I forgive myself that I have accepted and allowed myself to fear horrible deseases when I feel physical discomfort.
I forgive myself that I have accepted and allowed myself to participate within the mind when it comes to fears about deseases.
I forgive myself that I have accepted and allowed myself to assume appointment times and not check them for myself, while I know it’s my responsibility to do so.
I forgive myself that I have accepted and allowed myself to be possessed by my fear for severe deseases.
I forgive myself that I have accepted and allowed myself to fear death through imagining all kinds of severe deseases.
I forgive myself that I have accepted and allowed myself to fear falling back into my health construct.
I forgive myself that I have accepted and allowed myself to not push A. through this point of eating with variation out of my own fear of falling back into my health construct.

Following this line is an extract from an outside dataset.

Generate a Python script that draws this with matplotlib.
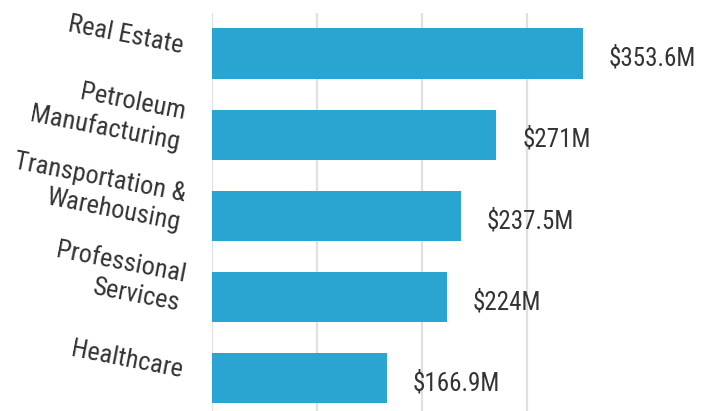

I forgive myself that I have accepted and allowed myself to feel disappointed that A. couldn’t grasp the point of worthlessness, while I can see in common sense that such abstract thinking is still hard for her.
I forgive myself that I have accepted and allowed myself to fear taking A. to the doctor due to the fear of the costs for further testing in hospital.
I forgive myself that I have accepted and allowed myself to feel the need for somebody else to confirm what I already know myself, instead of standing in self trust.
I forgive myself that I have accepted and allowed myself to feel sad about the fact that I gave this feeling of worthlessness to my daughter through her download.
I forgive myself that I have accepted and allowed myself to feel anger towards my neighbors for not taking responsibility for their cat and their surroundings.
I forgive myself that I have accepted and allowed myself to fear confronting my neighbors with the behavior of their cat after the first failed attempt.
I forgive myself that I have accepted and allowed myself to fear confronting my neighbors with the behavior of their cat after hearing all the stories of people in my neighborhood how anti social these people are and not responding.
I forgive myself that I have accepted and allowed myself to see this day as more special or heavy than other days.